*Task brief*. Please, without the pictures, retype exactly the lines from the start of the material through the line that holds "plt.rcParams['mathtext.bf'] = 'Liberation".

*Supplied material*.
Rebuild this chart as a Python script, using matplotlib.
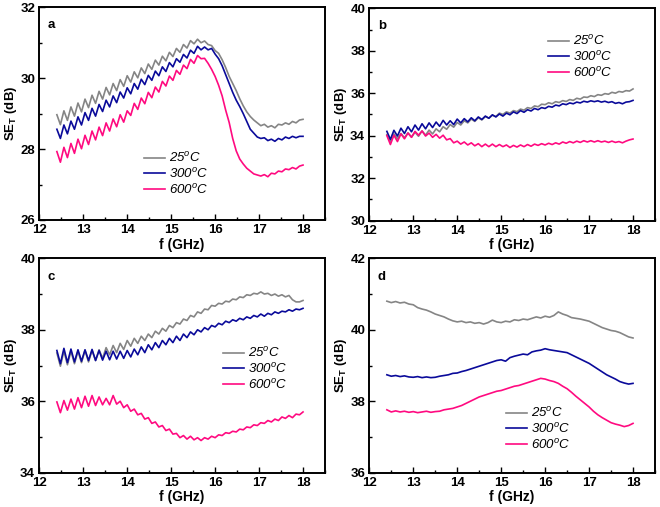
import numpy as np
import matplotlib
matplotlib.use("Agg")
import matplotlib.pyplot as plt
from matplotlib.ticker import MultipleLocator

plt.rcParams['font.family'] = ['Liberation Sans', 'DejaVu Sans']
plt.rcParams['mathtext.fontset'] = 'custom'
plt.rcParams['mathtext.rm'] = 'Liberation Sans'
plt.rcParams['mathtext.it'] = 'Liberation Sans:italic'
plt.rcParams['mathtext.bf'] = 'Liberation Sans:bold'

# frequency grids (GHz)
freq_abc = np.linspace(12.4, 18.0, 71)
freq_d = np.linspace(12.4, 18.0, 57)

labels = ['25$^{o}$C', '300$^{o}$C', '600$^{o}$C']

# ---- panel a ----
a_25 = [28.97, 28.69, 29.08, 28.81, 29.19, 28.93, 29.30, 29.05, 29.41, 29.17,
        29.52, 29.29, 29.63, 29.41, 29.74, 29.53, 29.85, 29.65, 29.96, 29.77,
        30.07, 29.89, 30.18, 30.01, 30.29, 30.13, 30.40, 30.25, 30.51, 30.37,
        30.62, 30.49, 30.73, 30.61, 30.84, 30.73, 30.95, 30.85, 31.06, 30.97,
        31.10, 31.00, 31.05, 30.95, 30.92, 30.78, 30.70, 30.52, 30.30, 30.05,
        29.85, 29.65, 29.42, 29.22, 29.05, 28.92, 28.82, 28.74, 28.66, 28.70,
        28.62, 28.66, 28.60, 28.70, 28.68, 28.74, 28.70, 28.78, 28.74, 28.82,
        28.84]
a_300 = [28.56, 28.30, 28.68, 28.43, 28.79, 28.56, 28.91, 28.68, 29.03, 28.81,
         29.15, 28.93, 29.26, 29.06, 29.38, 29.19, 29.50, 29.31, 29.61, 29.44,
         29.73, 29.56, 29.85, 29.69, 29.97, 29.82, 30.08, 29.94, 30.20, 30.07,
         30.32, 30.19, 30.44, 30.32, 30.55, 30.45, 30.67, 30.57, 30.79, 30.70,
         30.90, 30.80, 30.88, 30.80, 30.84, 30.68, 30.55, 30.35, 30.10, 29.85,
         29.60, 29.38, 29.20, 29.00, 28.78, 28.56, 28.45, 28.34, 28.30, 28.32,
         28.24, 28.28, 28.22, 28.30, 28.26, 28.34, 28.30, 28.36, 28.32, 28.36,
         28.36]
a_600 = [27.93, 27.63, 28.05, 27.76, 28.16, 27.88, 28.28, 28.01, 28.39, 28.13,
         28.51, 28.26, 28.62, 28.38, 28.74, 28.51, 28.85, 28.63, 28.97, 28.76,
         29.08, 28.95, 29.29, 29.12, 29.44, 29.28, 29.60, 29.45, 29.75, 29.61,
         29.91, 29.78, 30.06, 29.94, 30.22, 30.11, 30.37, 30.27, 30.53, 30.42,
         30.64, 30.55, 30.56, 30.42, 30.25, 30.05, 29.80, 29.50, 29.10, 28.75,
         28.30, 27.95, 27.72, 27.58, 27.46, 27.38, 27.30, 27.27, 27.24, 27.28,
         27.22, 27.32, 27.30, 27.38, 27.36, 27.44, 27.42, 27.48, 27.44, 27.52,
         27.55]

# ---- panel b ----
b_25 = [34.05, 33.72, 34.08, 33.85, 34.10, 33.90, 34.13, 33.93, 34.16, 33.97,
        34.22, 34.02, 34.26, 34.08, 34.32, 34.18, 34.42, 34.30, 34.52, 34.40,
        34.62, 34.50, 34.70, 34.60, 34.78, 34.67, 34.84, 34.74, 34.90, 34.82,
        34.96, 34.90, 35.06, 35.00, 35.12, 35.06, 35.18, 35.13, 35.25, 35.20,
        35.32, 35.28, 35.40, 35.36, 35.48, 35.46, 35.55, 35.50, 35.60, 35.56,
        35.65, 35.61, 35.70, 35.66, 35.76, 35.72, 35.82, 35.80, 35.88, 35.84,
        35.93, 35.90, 35.98, 35.95, 36.04, 36.00, 36.08, 36.05, 36.12, 36.10,
        36.20]
b_300 = [34.20, 33.82, 34.25, 33.98, 34.35, 34.10, 34.42, 34.18, 34.50, 34.26,
         34.56, 34.32, 34.60, 34.38, 34.64, 34.44, 34.72, 34.50, 34.70, 34.52,
         34.78, 34.60, 34.80, 34.65, 34.84, 34.70, 34.88, 34.76, 34.92, 34.82,
         34.98, 34.88, 35.02, 34.92, 35.06, 34.98, 35.12, 35.04, 35.18, 35.10,
         35.22, 35.16, 35.28, 35.22, 35.32, 35.28, 35.38, 35.34, 35.44, 35.40,
         35.50, 35.46, 35.54, 35.50, 35.58, 35.54, 35.62, 35.58, 35.64, 35.60,
         35.64, 35.58, 35.62, 35.56, 35.60, 35.52, 35.56, 35.50, 35.58, 35.60,
         35.66]
b_600 = [34.00, 33.58, 34.02, 33.72, 34.08, 33.85, 34.12, 33.92, 34.20, 34.02,
         34.22, 33.98, 34.12, 33.92, 34.06, 33.88, 34.02, 33.80, 33.86, 33.66,
         33.74, 33.60, 33.70, 33.56, 33.66, 33.52, 33.62, 33.48, 33.60, 33.48,
         33.60, 33.48, 33.58, 33.48, 33.56, 33.44, 33.54, 33.46, 33.56, 33.48,
         33.58, 33.50, 33.60, 33.54, 33.62, 33.56, 33.64, 33.58, 33.66, 33.60,
         33.70, 33.64, 33.72, 33.66, 33.74, 33.68, 33.76, 33.70, 33.76, 33.70,
         33.76, 33.70, 33.74, 33.68, 33.74, 33.68, 33.72, 33.66, 33.74, 33.80,
         33.84]

# ---- panel c ----
c_25 = [37.35, 36.98, 37.40, 37.02, 37.40, 37.05, 37.40, 37.08, 37.42, 37.10,
        37.42, 37.14, 37.44, 37.20, 37.50, 37.30, 37.56, 37.36, 37.62, 37.45,
        37.70, 37.54, 37.76, 37.62, 37.82, 37.70, 37.88, 37.78, 37.96, 37.88,
        38.04, 37.96, 38.12, 38.06, 38.20, 38.16, 38.30, 38.26, 38.40, 38.36,
        38.50, 38.46, 38.58, 38.56, 38.68, 38.66, 38.74, 38.72, 38.80, 38.78,
        38.86, 38.84, 38.92, 38.90, 38.98, 38.96, 39.02, 39.00, 39.06, 39.00,
        39.02, 38.96, 39.00, 38.94, 38.98, 38.92, 38.96, 38.84, 38.78, 38.78,
        38.82]
c_300 = [37.42, 37.05, 37.48, 37.08, 37.46, 37.10, 37.44, 37.12, 37.44, 37.14,
         37.45, 37.14, 37.42, 37.15, 37.40, 37.16, 37.40, 37.18, 37.40, 37.20,
         37.42, 37.24, 37.46, 37.30, 37.52, 37.36, 37.58, 37.44, 37.64, 37.50,
         37.70, 37.58, 37.76, 37.64, 37.82, 37.70, 37.88, 37.78, 37.94, 37.86,
         38.00, 37.94, 38.06, 38.00, 38.12, 38.08, 38.18, 38.14, 38.24, 38.20,
         38.28, 38.24, 38.32, 38.28, 38.36, 38.32, 38.40, 38.36, 38.44, 38.38,
         38.46, 38.42, 38.50, 38.46, 38.52, 38.50, 38.56, 38.52, 38.58, 38.56,
         38.60]
c_600 = [35.98, 35.68, 36.02, 35.75, 36.06, 35.78, 36.10, 35.82, 36.14, 35.86,
         36.16, 35.88, 36.12, 35.90, 36.08, 35.90, 36.16, 35.92, 36.00, 35.82,
         35.90, 35.72, 35.78, 35.62, 35.66, 35.50, 35.54, 35.38, 35.42, 35.28,
         35.32, 35.18, 35.22, 35.08, 35.10, 34.98, 35.04, 34.94, 35.02, 34.92,
         34.98, 34.90, 34.98, 34.94, 35.02, 34.98, 35.06, 35.04, 35.12, 35.10,
         35.16, 35.14, 35.22, 35.20, 35.28, 35.26, 35.34, 35.32, 35.40, 35.38,
         35.46, 35.42, 35.50, 35.46, 35.56, 35.52, 35.60, 35.54, 35.64, 35.62,
         35.70]

# ---- panel d ----
d_25 = [40.80, 40.76, 40.79, 40.75, 40.77, 40.72, 40.70, 40.62, 40.58, 40.55,
        40.50, 40.44, 40.40, 40.36, 40.30, 40.25, 40.22, 40.24, 40.20, 40.22,
        40.18, 40.20, 40.16, 40.20, 40.27, 40.22, 40.20, 40.24, 40.22, 40.28,
        40.26, 40.30, 40.28, 40.32, 40.36, 40.33, 40.38, 40.35, 40.40, 40.50,
        40.44, 40.40, 40.34, 40.32, 40.30, 40.27, 40.24, 40.18, 40.12, 40.06,
        40.02, 39.98, 39.96, 39.92, 39.86, 39.80, 39.77]
d_300 = [38.74, 38.70, 38.72, 38.69, 38.71, 38.68, 38.67, 38.69, 38.66, 38.68,
         38.66, 38.67, 38.70, 38.72, 38.74, 38.78, 38.79, 38.83, 38.86, 38.90,
         38.94, 38.98, 39.02, 39.06, 39.10, 39.14, 39.16, 39.12, 39.22, 39.26,
         39.29, 39.32, 39.30, 39.38, 39.41, 39.43, 39.47, 39.44, 39.42, 39.40,
         39.38, 39.36, 39.30, 39.24, 39.18, 39.12, 39.06, 38.98, 38.90, 38.82,
         38.74, 38.68, 38.62, 38.55, 38.51, 38.48, 38.50]
d_600 = [37.76, 37.70, 37.73, 37.70, 37.72, 37.69, 37.71, 37.68, 37.70, 37.72,
         37.69, 37.71, 37.72, 37.76, 37.78, 37.80, 37.84, 37.88, 37.94, 38.00,
         38.06, 38.12, 38.16, 38.20, 38.24, 38.28, 38.30, 38.34, 38.38, 38.42,
         38.44, 38.48, 38.52, 38.56, 38.60, 38.64, 38.62, 38.58, 38.55, 38.50,
         38.42, 38.35, 38.25, 38.14, 38.04, 37.94, 37.84, 37.72, 37.62, 37.54,
         37.47, 37.40, 37.36, 37.33, 37.29, 37.32, 37.38]

colors = ['#858585', '#0a0a9a', '#ff0a80']

panels = [
    ('a', freq_abc, [a_25, a_300, a_600], (26, 32), [39.3, 220.0, 325.0, 7.3], (0.348, 0.348)),
    ('b', freq_abc, [b_25, b_300, b_600], (30, 40), [369.3, 220.5, 655.0, 8.3], (0.607, 0.902)),
    ('c', freq_abc, [c_25, c_300, c_600], (34, 40), [39.3, 472.7, 325.0, 258.3], (0.624, 0.614)),
    ('d', freq_d, [d_25, d_300, d_600], (36, 42), [369.3, 472.7, 655.0, 258.3], (0.46, 0.334)),
]

W, H = 660, 507
fig = plt.figure(figsize=(6.6, 5.07), dpi=100)

for letter, fx, series, ylim, box, legpos in panels:
    x0, yb, x1, yt = box
    ax = fig.add_axes([x0 / W, 1 - yb / H, (x1 - x0) / W, (yb - yt) / H])
    for vals, col, lab in zip(series, colors, labels):
        ax.plot(fx, vals, color=col, lw=1.2, label=lab)
    ax.set_xlim(12, 18.5)
    ax.set_ylim(*ylim)
    ax.xaxis.set_major_locator(MultipleLocator(1))
    ax.xaxis.set_minor_locator(MultipleLocator(0.5))
    ax.yaxis.set_major_locator(MultipleLocator(2))
    ax.yaxis.set_minor_locator(MultipleLocator(1))
    ax.tick_params(which='both', direction='in', top=False, right=False,
                   width=1.0, labelsize=9.5, pad=3)
    ax.tick_params(which='major', length=4)
    ax.tick_params(which='minor', length=2.5)
    for t in ax.get_xticklabels() + ax.get_yticklabels():
        t.set_fontweight('bold')
    for s in ax.spines.values():
        s.set_linewidth(1.4)
    ax.set_xlabel('f (GHz)', fontsize=10, fontweight='bold', labelpad=1)
    ax.set_ylabel(r'SE$_{\mathbf{T}}$ (dB)', fontsize=9.5, fontweight='bold', labelpad=1)
    ax.text(0.03, 0.915, letter, transform=ax.transAxes, fontsize=9.5,
            fontweight='bold', va='center', ha='left')
    ax.legend(loc='upper left', bbox_to_anchor=legpos, frameon=False,
              handlelength=1.6, handletextpad=0.3, labelspacing=0.12,
              borderaxespad=0, prop={'size': 9.5, 'style': 'italic'})

fig.savefig('out.png', dpi=100)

*Result of this exercise*.
Rebuild this chart as a Python script, using matplotlib.
import numpy as np
import matplotlib
matplotlib.use("Agg")
import matplotlib.pyplot as plt
from matplotlib.ticker import MultipleLocator

plt.rcParams['font.family'] = ['Liberation Sans', 'DejaVu Sans']
plt.rcParams['mathtext.fontset'] = 'custom'
plt.rcParams['mathtext.rm'] = 'Liberation Sans'
plt.rcParams['mathtext.it'] = 'Liberation Sans:italic'
plt.rcParams['mathtext.bf'] = 'Liberation Sans:bold'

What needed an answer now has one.